The history of Mission San Agustín and Mission Garden
Jesuit missionary Father Eusebio Francisco Kino established a visita - or a place for visiting missionaries - of Mission San Xavier del Bac at the site below Sentinel Peak in 1701. It became known as San Agustín de Tucson and was elevated from a visita to a mission when Jesuit missionary Bernard Mittendorf was stationed there for about six months in 1756.
The Jesuit order was expelled from New Spain in 1767, and after about a year of being vacant, Franciscans took over the mission sites at Bac and Tucson.
Between 1790 and 1810, Franciscans were responsible for most of the construction that took place at both sites. Tucson also became a presidio - with the adobe fort about a mile across the Santa Cruz River from the mission site - in 1775, and the presence of the presidial troops increased the Spanish and mestizo population.
A garden was created at San Agustín to sustain the missionaries - wheat for bread, grapes for wine, olives for oil.
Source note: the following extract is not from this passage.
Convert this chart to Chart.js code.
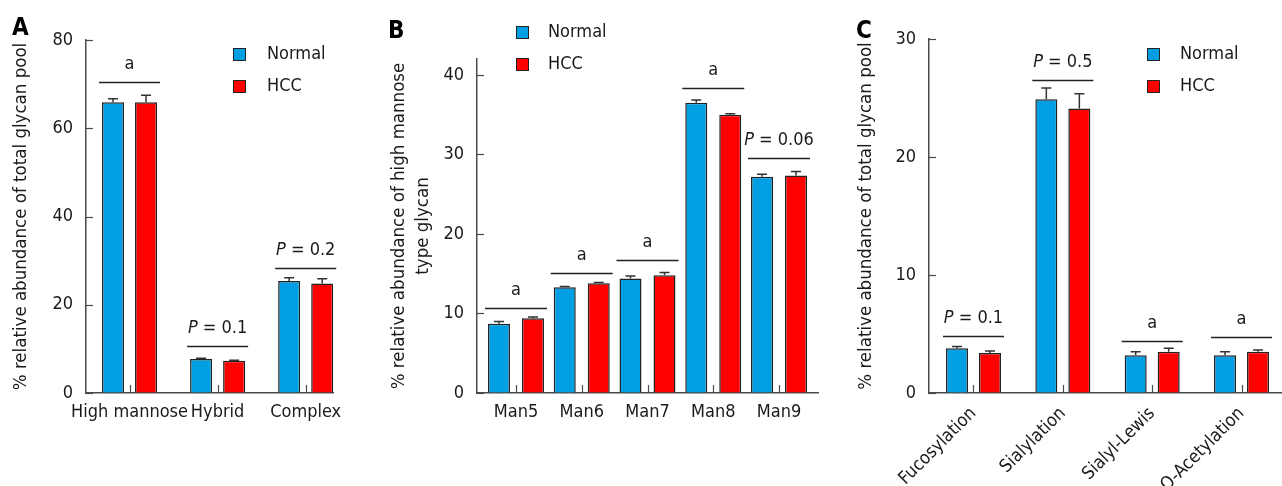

Cuttings from trees that originated in the old country were brought carefully wrapped in cotton cloth and planted.
After Mexico became independent from Spain in 1821, funding for the missions and the frontier presidio system decreased and both institutions in Tucson went into decline.
Descriptions of the Mission San Agustín site date from the Mexican period (1821-1854) and the American Territorial period, when the walls of the adobe buildings were literally melting and many of the fruit trees in the Mission Garden were drying up.
Source: Diana Hadley, historian, author and Friends of Tucson's Birthplace board member
if you go
The Mission Garden is open to the public 8 a.m. to noon Saturdays at Grande Avenue and Mission Lane.
People can come to see what's growing or to lend a hand. "We always need more volunteers," said Bill O'Malley, the project manager.